Episode 2. Germany in Argentina
by Kipras Kaukenas
by Kipras Kaukenas
I am in a little town called Bilduungstad. The name might say it all, considering the fact I am in Argentina. It’s a German town sequestered between gray serpentines, surrounded by lucid and Colgate toothpaste patterned sierras. The architecture is purely German. Tiny cottage houses made of red bricks stretch through the streets, some of which still have thatched roofs under which, hanging by the gable, you can see some haughty, terrifying, and too familiar coats of arms basking in Argentina’s sun. Young fair-headed Aryans running past me fill the pavements and wary old ladies in checkered aprons, hunched, with sprinklers in their hands watering various plants, mesmerize me through their monotonic existence.
I cannot help but think how these people ended up here.
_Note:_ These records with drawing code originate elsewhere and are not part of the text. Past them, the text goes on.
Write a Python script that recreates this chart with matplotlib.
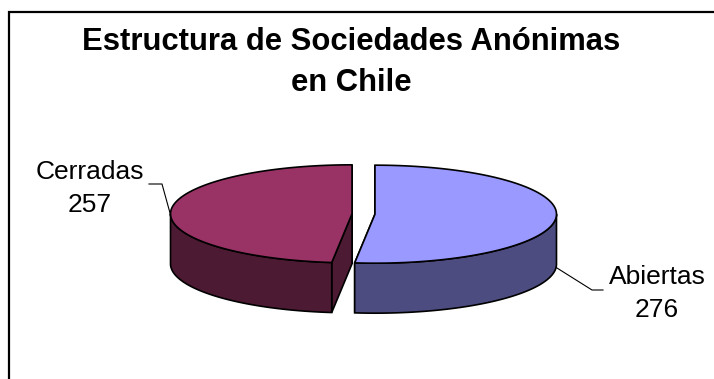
import numpy as np
import matplotlib.pyplot as plt
from matplotlib.patches import Polygon

# Data
categories = ['Abiertas', 'Cerradas']
values = [276, 257]
top_colors = ['#9999FF', '#993366']
side_colors = ['#4C4C80', '#4D1A33']

title = 'Estructura de Sociedades Anónimas\nen Chile'

plt.rcParams['font.family'] = ['Liberation Sans', 'DejaVu Sans']

fig = plt.figure(figsize=(7.14, 3.79), dpi=100)
ax = fig.add_axes([0, 0, 1, 1])
ax.set_xlim(0, 714)
ax.set_ylim(379, 0)
ax.axis('off')

# pie geometry (pixel space)
cx, cy = 363.5, 214
rx, ry = 181.5, 49
depth = 50
explode = 11.5
lw = 1.2


def rim(x0, y0, ang, dz=0):
    a = np.radians(ang)
    return x0 + rx * np.cos(a), y0 - ry * np.sin(a) + dz


total = sum(values)
start = 90.0
slices = []
for v in values:
    sweep = 360.0 * v / total
    # clockwise from start
    a1, a0 = start, start - sweep
    slices.append((a0, a1))
    start = a0

for (a0, a1), tc, sc in zip(slices, top_colors, side_colors):
    mid = np.radians((a0 + a1) / 2)
    x0 = cx + explode * np.cos(mid)
    y0 = cy - explode * ry / rx * np.sin(mid)

    # radial cut faces
    for a in (a0, a1):
        px, py = rim(x0, y0, a)
        face = [(x0, y0), (px, py), (px, py + depth), (x0, y0 + depth)]
        ax.add_patch(Polygon(face, closed=True, facecolor=sc, edgecolor='black',
                             linewidth=lw, zorder=1))

    # outer wall on the front half
    lo = a0 % 360
    hi = a1 % 360
    if hi <= lo:
        hi += 360
    w0 = max(lo, 180.0)
    w1 = min(hi, 360.0)
    if w1 > w0:
        t = np.linspace(w0, w1, 120)
        xs, ys = rim(x0, y0, t)
        wall = np.concatenate([np.column_stack([xs, ys]),
                               np.column_stack([xs[::-1], ys[::-1] + depth])])
        ax.add_patch(Polygon(wall, closed=True, facecolor=sc, edgecolor='black',
                             linewidth=lw, zorder=2))

    # top face
    t = np.linspace(a0, a1, 200)
    xs, ys = rim(x0, y0, t)
    top = np.vstack([[x0, y0], np.column_stack([xs, ys])])
    ax.add_patch(Polygon(top, closed=True, facecolor=tc, edgecolor='black',
                         linewidth=lw, zorder=3))

# labels with leader lines
ab_x = cx + explode
ce_x = cx - explode
ex, ey = rim(ab_x, cy, -4, depth)
ax.plot([ex, 592, 603], [ey, 290, 290], color='black', lw=0.8, zorder=4)
ax.text(657, 317, f'{categories[0]}\n{values[0]}', ha='center', va='baseline',
        fontsize=19, linespacing=1.48)

ex, ey = rim(ce_x, cy, 181)
ax.plot([ex, 162, 149], [ey, 184, 184], color='black', lw=0.8, zorder=4)
ax.text(90, 212, f'{categories[1]}\n{values[1]}', ha='center', va='baseline',
        fontsize=19, linespacing=1.48)

# title
ax.text(351.5, 91, title, ha='center', va='baseline', fontsize=22.3,
        fontweight='bold', linespacing=1.48)

# chart area frame (runs off the right and bottom)
ax.plot([9, 9, 720], [390, 12, 12], color='black', lw=1.6, zorder=5,
        solid_joinstyle='miter')

fig.savefig('out.png', dpi=100)
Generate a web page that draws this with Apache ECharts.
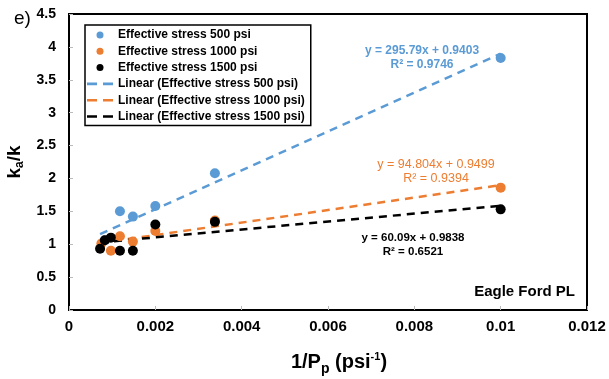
<!DOCTYPE html>
<html><head><meta charset="utf-8">
<script src="https://cdn.jsdelivr.net/npm/echarts@6/dist/echarts.min.js"></script>
<style>html,body{margin:0;padding:0;background:#fff}#c{width:609px;height:379px}</style>
</head><body><div id="c"></div>
<script>
// ---- data ----
const xBlue   = [0.00083, 0.00118, 0.00148, 0.002, 0.00338, 0.01];
const yBlue   = [1.06, 1.50, 1.42, 1.58, 2.08, 3.83];
const xOrange = [0.00075, 0.00097, 0.00118, 0.00148, 0.002, 0.00338, 0.01];
const yOrange = [1.01, 0.90, 1.12, 1.04, 1.20, 1.36, 1.86];
const xBlack  = [0.00072, 0.00083, 0.00097, 0.00118, 0.00148, 0.002, 0.00338, 0.01];
const yBlack  = [0.93, 1.06, 1.10, 0.90, 0.90, 1.30, 1.34, 1.53];
// trend line endpoints (x, y) as drawn
const trendX      = [0.00072, 0.01];
const trendBlue   = [1.153, 3.898];
const trendOrange = [1.018, 1.898];
const trendBlack  = [1.027, 1.585];
const seriesNames = ['Effective stress 500 psi','Effective stress 1000 psi','Effective stress 1500 psi',
  'Linear (Effective stress 500 psi)','Linear (Effective stress 1000 psi)','Linear (Effective stress 1500 psi)'];
const eqBlue   = ['y = 295.79x + 0.9403', 'R² = 0.9746'];
const eqOrange = ['y = 94.804x + 0.9499', 'R² = 0.9394'];
const eqBlack  = ['y = 60.09x + 0.9838', 'R² = 0.6521'];

const C_BLUE = '#5B9BD5', C_OR = '#ED7D31', C_BK = '#000000';
const zip = (xs, ys) => xs.map((x, i) => [x, ys[i]]);
const FONT = 'Liberation Sans, Arial, sans-serif';
const DASH_ICON = 'path://M0,0h10v2.6h-10z M16,0h10v2.6h-10z';
const DOT_ICON = 'circle';

const chart = echarts.init(document.getElementById('c'), null, {renderer: 'canvas'});
const lineSeries = (name, ys, color) => ({
  name, type: 'line', data: zip(trendX, ys), showSymbol: false, symbol: 'none',
  lineStyle: {color, width: 2.5, type: [8, 6]}, itemStyle: {color}, z: 2, silent: true
});
const scatterSeries = (name, xs, ys, color) => ({
  name, type: 'scatter', data: zip(xs, ys), symbolSize: 10, itemStyle: {color, opacity: 1}, z: 3
});
const legendColors = [C_BLUE, C_OR, C_BK, C_BLUE, C_OR, C_BK];
chart.setOption({
  animation: false,
  grid: {left: 69, right: 22, top: 14, bottom: 69, show: true, borderColor: '#000', borderWidth: 2,
    containLabel: false, outerBoundsMode: 'none'},
  xAxis: {
    type: 'value', min: 0, max: 0.012, interval: 0.002,
    axisLine: {show: true, lineStyle: {color: '#000', width: 2}},
    axisTick: {show: true, inside: true, length: 4, lineStyle: {color: '#bbb'}},
    splitLine: {show: false},
    axisLabel: {color: '#000', fontWeight: 'bold', fontSize: 15, fontFamily: FONT, margin: 9,
      formatter: v => String(+v.toFixed(4))},
    name: '1/P{sub|p} (psi{sup|-1})', nameLocation: 'middle', nameGap: 38,
    nameTextStyle: {color: '#000', fontWeight: 'bold', fontSize: 20, fontFamily: FONT, padding: [0, 0, 0, 22],
      rich: {sub: {fontSize: 14, fontWeight: 'bold', fontFamily: FONT, padding: [14, 0, 0, 0]},
             sup: {fontSize: 11, fontWeight: 'bold', fontFamily: FONT, padding: [0, 0, 10, 0]}}}
  },
  yAxis: {
    type: 'value', min: 0, max: 4.5, interval: 0.5,
    axisLine: {show: true, lineStyle: {color: '#000', width: 2}},
    axisTick: {show: true, inside: true, length: 4, lineStyle: {color: '#bbb'}},
    splitLine: {show: false},
    axisLabel: {color: '#000', fontWeight: 'bold', fontSize: 14, fontFamily: FONT, margin: 13},
    name: 'k{sub|a}/k', nameLocation: 'middle', nameGap: 42, nameRotate: 90,
    nameTextStyle: {color: '#000', fontWeight: 'bold', fontSize: 19, fontFamily: FONT,
      rich: {sub: {fontSize: 12, fontWeight: 'bold', fontFamily: FONT, padding: [10, 0, 0, 0]}}}
  },
  legend: {
    orient: 'vertical', left: 85, top: 25,
    data: seriesNames.map((n, i) => ({name: n, icon: i < 3 ? DOT_ICON : DASH_ICON,
      itemStyle: {color: legendColors[i], opacity: 1}})),
    itemWidth: 26, itemHeight: 7, itemGap: 4.3,
    padding: [4, 6, 3, 2], borderColor: '#000', borderWidth: 1.5, backgroundColor: '#fff',
    textStyle: {color: '#000', fontWeight: 'bold', fontSize: 12, fontFamily: FONT},
    selectedMode: false
  },
  series: [
    scatterSeries(seriesNames[0], xBlue, yBlue, C_BLUE),
    scatterSeries(seriesNames[1], xOrange, yOrange, C_OR),
    scatterSeries(seriesNames[2], xBlack, yBlack, C_BK),
    lineSeries(seriesNames[3], trendBlue, C_BLUE),
    lineSeries(seriesNames[4], trendOrange, C_OR),
    lineSeries(seriesNames[5], trendBlack, C_BK)
  ],
  graphic: [
    {type: 'text', left: 14, top: 9, style: {text: 'e)', fontSize: 19, fontFamily: FONT, fill: '#000'}},
    {type: 'text', x: 422, y: 58, style: {text: eqBlue.join('\n'), align: 'center', verticalAlign: 'middle',
      fontSize: 12, lineHeight: 14, fontWeight: 'bold', fontFamily: FONT, fill: C_BLUE}},
    {type: 'text', x: 436, y: 172, style: {text: eqOrange.join('\n'), align: 'center', verticalAlign: 'middle',
      fontSize: 12.5, lineHeight: 14, fontFamily: FONT, fill: C_OR}},
    {type: 'text', x: 413, y: 245, style: {text: eqBlack.join('\n'), align: 'center', verticalAlign: 'middle',
      fontSize: 11.5, lineHeight: 14, fontWeight: 'bold', fontFamily: FONT, fill: C_BK}},
    {type: 'text', x: 575, y: 292, style: {text: 'Eagle Ford PL', align: 'right', verticalAlign: 'middle',
      fontSize: 15, fontWeight: 'bold', fontFamily: FONT, fill: '#000'}}
  ]
});
</script></body></html>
The image of a submarine, like some Noah’s Ark, is filled with everything German, sauerkraut, beer, Hegel’s books, and whatnot, preparing for the trip to the destined land of Patagonia, are upsurging my mind’s eye. I am trying to fill the loose pieces and complete this puzzle. Who could have anticipated their arrival? And here they are in their fated destination, with preserved history and culture and perhaps even purposefully ambiguous to everything that’s happening outside this little bubble, for they have everything that’s needed for a German soul to thrive. Why haven’t I heard of their existence in these lands, this exotic and odd phenomenon, through some source or another? Maybe I’ve witnessed even more inconceivable things by an accident click on YouTube or a story of a friend who told about his own accident click, but being here, in this pure actuality, pulverizes all beliefs and from now on I am more inclined to believe in ghosts or myths.
“Was ist das?”
I look at his innocent and curious eyes, perplexed, and simply smile. I raise my hands and shrug my shoulders and he inquires further, “du sprichst nicht Deutsch?”
I shrug my shoulders once more, then he calls his friends and I am surrounded by a bunch of German Argentinian kids who form a semicircle and even take a few steps backward, feeling myself to be an epicenter of this overwhelming dream. My amazement of this phantasmagoria should have ended if it was merely a dream? I pinched myself once more, to the jovial and entertaining reaction of these little bastards, who by now called the adults to join their recently made discovery of a foreign man in their foreign world. And now I stand with my feet rooted to the ground amid more than thirty inquisitive pairs of eyes. From behind the crowd approaches a man in his forties, with a tight jaw and barely any lips, bushy brows; he’s holding out to me a clay mug with the liquid I couldn’t mistake for anything else in the world. It’s beer! And as I take the beer mug, he exclaims: “Wilkommen in Deutschland lieber besucher.”
“Ich bin out…” I try to say, but I fall short, and my attempts are drowned in the merry tumultuous laughter of children who are now pulling me by the arm and tucking onto my heavy backpack. I think I’ll never leave this place; they’ll imprison me as some exhibition piece, as something not German. I chug my beer and try to bid my adieu. At last, I manage to escape the clutches of those little beasts and find an escape from the crowd. I turn my gaze to their direction for the last time and see a horde of German souls investigating my every moment, just like I do theirs.